## Work to complete
Here are some records; quote them exactly, leaving out the pictures.

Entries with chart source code

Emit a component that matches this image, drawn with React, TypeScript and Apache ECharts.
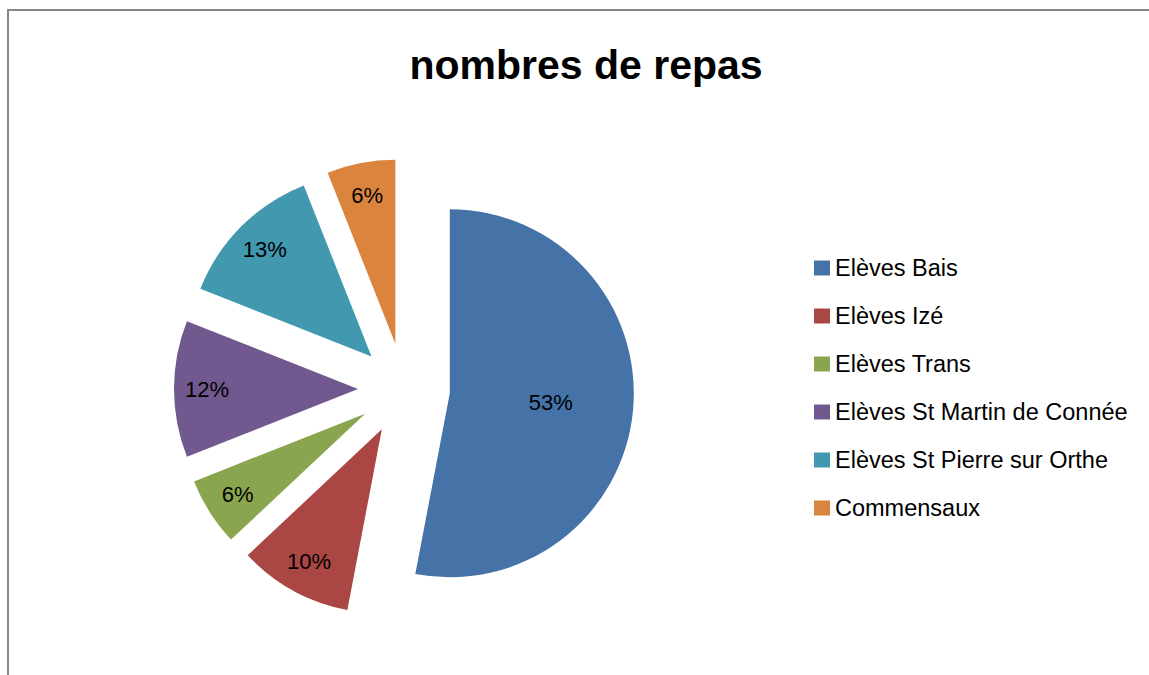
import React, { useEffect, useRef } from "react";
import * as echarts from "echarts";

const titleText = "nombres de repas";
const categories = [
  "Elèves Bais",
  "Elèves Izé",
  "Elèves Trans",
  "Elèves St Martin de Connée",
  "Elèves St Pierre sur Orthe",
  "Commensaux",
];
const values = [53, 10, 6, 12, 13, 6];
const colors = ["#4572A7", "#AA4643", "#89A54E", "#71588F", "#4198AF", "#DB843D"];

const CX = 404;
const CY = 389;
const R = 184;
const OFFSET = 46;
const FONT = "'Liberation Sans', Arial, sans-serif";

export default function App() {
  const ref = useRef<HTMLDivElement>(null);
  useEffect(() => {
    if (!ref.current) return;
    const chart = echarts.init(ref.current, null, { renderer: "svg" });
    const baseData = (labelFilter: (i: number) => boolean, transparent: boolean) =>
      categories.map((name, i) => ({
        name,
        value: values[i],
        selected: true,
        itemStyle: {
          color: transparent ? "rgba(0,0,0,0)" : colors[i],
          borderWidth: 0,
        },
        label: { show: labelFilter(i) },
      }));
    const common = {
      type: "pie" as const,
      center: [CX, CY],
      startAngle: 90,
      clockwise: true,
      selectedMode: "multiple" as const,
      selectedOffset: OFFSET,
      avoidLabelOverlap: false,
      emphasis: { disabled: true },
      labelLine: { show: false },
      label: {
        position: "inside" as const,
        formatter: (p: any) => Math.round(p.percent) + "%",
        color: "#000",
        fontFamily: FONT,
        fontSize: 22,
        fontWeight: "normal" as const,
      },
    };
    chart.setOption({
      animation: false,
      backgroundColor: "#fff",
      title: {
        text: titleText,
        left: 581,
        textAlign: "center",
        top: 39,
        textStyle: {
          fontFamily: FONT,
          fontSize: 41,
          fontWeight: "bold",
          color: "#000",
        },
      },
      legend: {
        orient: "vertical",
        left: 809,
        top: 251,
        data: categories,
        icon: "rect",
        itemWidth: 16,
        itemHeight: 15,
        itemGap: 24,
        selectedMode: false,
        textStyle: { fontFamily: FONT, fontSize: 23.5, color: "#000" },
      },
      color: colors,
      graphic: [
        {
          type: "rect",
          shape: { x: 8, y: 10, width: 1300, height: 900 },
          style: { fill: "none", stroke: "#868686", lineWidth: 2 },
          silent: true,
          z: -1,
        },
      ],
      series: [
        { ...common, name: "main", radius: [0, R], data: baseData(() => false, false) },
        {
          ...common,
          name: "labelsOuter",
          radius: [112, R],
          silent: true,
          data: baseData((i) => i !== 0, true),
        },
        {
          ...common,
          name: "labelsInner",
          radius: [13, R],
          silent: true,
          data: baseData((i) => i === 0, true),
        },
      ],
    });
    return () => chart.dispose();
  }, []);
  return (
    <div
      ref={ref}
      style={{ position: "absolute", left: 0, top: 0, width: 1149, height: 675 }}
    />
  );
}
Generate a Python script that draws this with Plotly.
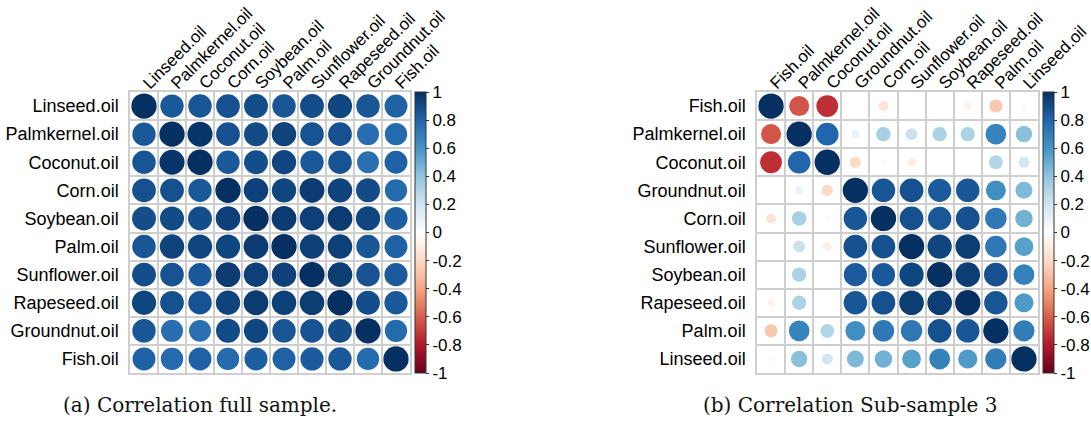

## Answer to this task
Emit a component that matches this image, drawn with React, TypeScript and Apache ECharts.
import React, { useEffect, useRef } from "react";
import * as echarts from "echarts";

const titleText = "nombres de repas";
const categories = [
  "Elèves Bais",
  "Elèves Izé",
  "Elèves Trans",
  "Elèves St Martin de Connée",
  "Elèves St Pierre sur Orthe",
  "Commensaux",
];
const values = [53, 10, 6, 12, 13, 6];
const colors = ["#4572A7", "#AA4643", "#89A54E", "#71588F", "#4198AF", "#DB843D"];

const CX = 404;
const CY = 389;
const R = 184;
const OFFSET = 46;
const FONT = "'Liberation Sans', Arial, sans-serif";

export default function App() {
  const ref = useRef<HTMLDivElement>(null);
  useEffect(() => {
    if (!ref.current) return;
    const chart = echarts.init(ref.current, null, { renderer: "svg" });
    const baseData = (labelFilter: (i: number) => boolean, transparent: boolean) =>
      categories.map((name, i) => ({
        name,
        value: values[i],
        selected: true,
        itemStyle: {
          color: transparent ? "rgba(0,0,0,0)" : colors[i],
          borderWidth: 0,
        },
        label: { show: labelFilter(i) },
      }));
    const common = {
      type: "pie" as const,
      center: [CX, CY],
      startAngle: 90,
      clockwise: true,
      selectedMode: "multiple" as const,
      selectedOffset: OFFSET,
      avoidLabelOverlap: false,
      emphasis: { disabled: true },
      labelLine: { show: false },
      label: {
        position: "inside" as const,
        formatter: (p: any) => Math.round(p.percent) + "%",
        color: "#000",
        fontFamily: FONT,
        fontSize: 22,
        fontWeight: "normal" as const,
      },
    };
    chart.setOption({
      animation: false,
      backgroundColor: "#fff",
      title: {
        text: titleText,
        left: 581,
        textAlign: "center",
        top: 39,
        textStyle: {
          fontFamily: FONT,
          fontSize: 41,
          fontWeight: "bold",
          color: "#000",
        },
      },
      legend: {
        orient: "vertical",
        left: 809,
        top: 251,
        data: categories,
        icon: "rect",
        itemWidth: 16,
        itemHeight: 15,
        itemGap: 24,
        selectedMode: false,
        textStyle: { fontFamily: FONT, fontSize: 23.5, color: "#000" },
      },
      color: colors,
      graphic: [
        {
          type: "rect",
          shape: { x: 8, y: 10, width: 1300, height: 900 },
          style: { fill: "none", stroke: "#868686", lineWidth: 2 },
          silent: true,
          z: -1,
        },
      ],
      series: [
        { ...common, name: "main", radius: [0, R], data: baseData(() => false, false) },
        {
          ...common,
          name: "labelsOuter",
          radius: [112, R],
          silent: true,
          data: baseData((i) => i !== 0, true),
        },
        {
          ...common,
          name: "labelsInner",
          radius: [13, R],
          silent: true,
          data: baseData((i) => i === 0, true),
        },
      ],
    });
    return () => chart.dispose();
  }, []);
  return (
    <div
      ref={ref}
      style={{ position: "absolute", left: 0, top: 0, width: 1149, height: 675 }}
    />
  );
}
Generate a Python script that draws this with Plotly.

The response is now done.